STATED EXERCISE. Beginning with the first line below, please repeat the material exactly, ending with the line that includes "v_pos = [0.70, 1.76, 4.46, 5.80]".

───── SUPPLIED INFORMATION ─────

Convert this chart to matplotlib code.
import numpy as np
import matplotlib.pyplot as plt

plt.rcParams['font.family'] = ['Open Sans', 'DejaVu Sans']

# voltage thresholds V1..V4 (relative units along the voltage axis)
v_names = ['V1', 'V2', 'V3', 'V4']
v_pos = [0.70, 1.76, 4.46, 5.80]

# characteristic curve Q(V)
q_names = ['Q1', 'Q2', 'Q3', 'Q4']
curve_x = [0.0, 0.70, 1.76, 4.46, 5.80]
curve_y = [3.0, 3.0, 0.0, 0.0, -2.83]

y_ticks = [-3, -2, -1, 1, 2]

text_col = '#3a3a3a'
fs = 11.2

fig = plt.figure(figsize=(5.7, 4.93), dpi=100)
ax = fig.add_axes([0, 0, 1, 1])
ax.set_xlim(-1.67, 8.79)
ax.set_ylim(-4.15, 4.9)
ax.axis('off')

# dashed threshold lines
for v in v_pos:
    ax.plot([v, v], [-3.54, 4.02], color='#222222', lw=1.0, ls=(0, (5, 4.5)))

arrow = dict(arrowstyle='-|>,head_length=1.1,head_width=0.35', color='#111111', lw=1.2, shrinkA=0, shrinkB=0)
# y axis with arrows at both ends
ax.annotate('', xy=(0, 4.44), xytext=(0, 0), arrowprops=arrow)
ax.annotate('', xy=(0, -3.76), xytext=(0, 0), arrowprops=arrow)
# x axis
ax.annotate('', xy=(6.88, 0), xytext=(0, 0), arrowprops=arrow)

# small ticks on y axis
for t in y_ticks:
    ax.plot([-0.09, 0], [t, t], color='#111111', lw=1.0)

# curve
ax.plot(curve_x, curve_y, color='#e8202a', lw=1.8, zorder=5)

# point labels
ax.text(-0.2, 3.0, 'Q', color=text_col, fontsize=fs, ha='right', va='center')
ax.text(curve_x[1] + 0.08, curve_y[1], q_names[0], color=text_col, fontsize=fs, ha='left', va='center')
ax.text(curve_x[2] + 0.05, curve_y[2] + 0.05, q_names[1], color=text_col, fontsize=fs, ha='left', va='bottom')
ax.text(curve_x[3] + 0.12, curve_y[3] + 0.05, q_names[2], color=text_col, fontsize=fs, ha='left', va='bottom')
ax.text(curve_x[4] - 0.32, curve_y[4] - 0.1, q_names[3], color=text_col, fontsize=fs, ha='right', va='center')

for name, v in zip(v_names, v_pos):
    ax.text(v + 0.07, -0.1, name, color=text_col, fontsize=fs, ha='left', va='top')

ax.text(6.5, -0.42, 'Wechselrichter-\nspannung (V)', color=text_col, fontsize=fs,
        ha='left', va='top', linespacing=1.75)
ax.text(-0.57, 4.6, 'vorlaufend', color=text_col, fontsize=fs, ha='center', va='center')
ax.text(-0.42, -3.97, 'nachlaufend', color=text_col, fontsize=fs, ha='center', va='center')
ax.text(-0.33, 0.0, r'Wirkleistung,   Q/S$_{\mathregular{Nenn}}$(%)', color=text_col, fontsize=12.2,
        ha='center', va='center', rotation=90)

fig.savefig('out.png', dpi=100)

─────

WRITTEN RESPONSE.
Convert this chart to matplotlib code.
import numpy as np
import matplotlib.pyplot as plt

plt.rcParams['font.family'] = ['Open Sans', 'DejaVu Sans']

# voltage thresholds V1..V4 (relative units along the voltage axis)
v_names = ['V1', 'V2', 'V3', 'V4']
v_pos = [0.70, 1.76, 4.46, 5.80]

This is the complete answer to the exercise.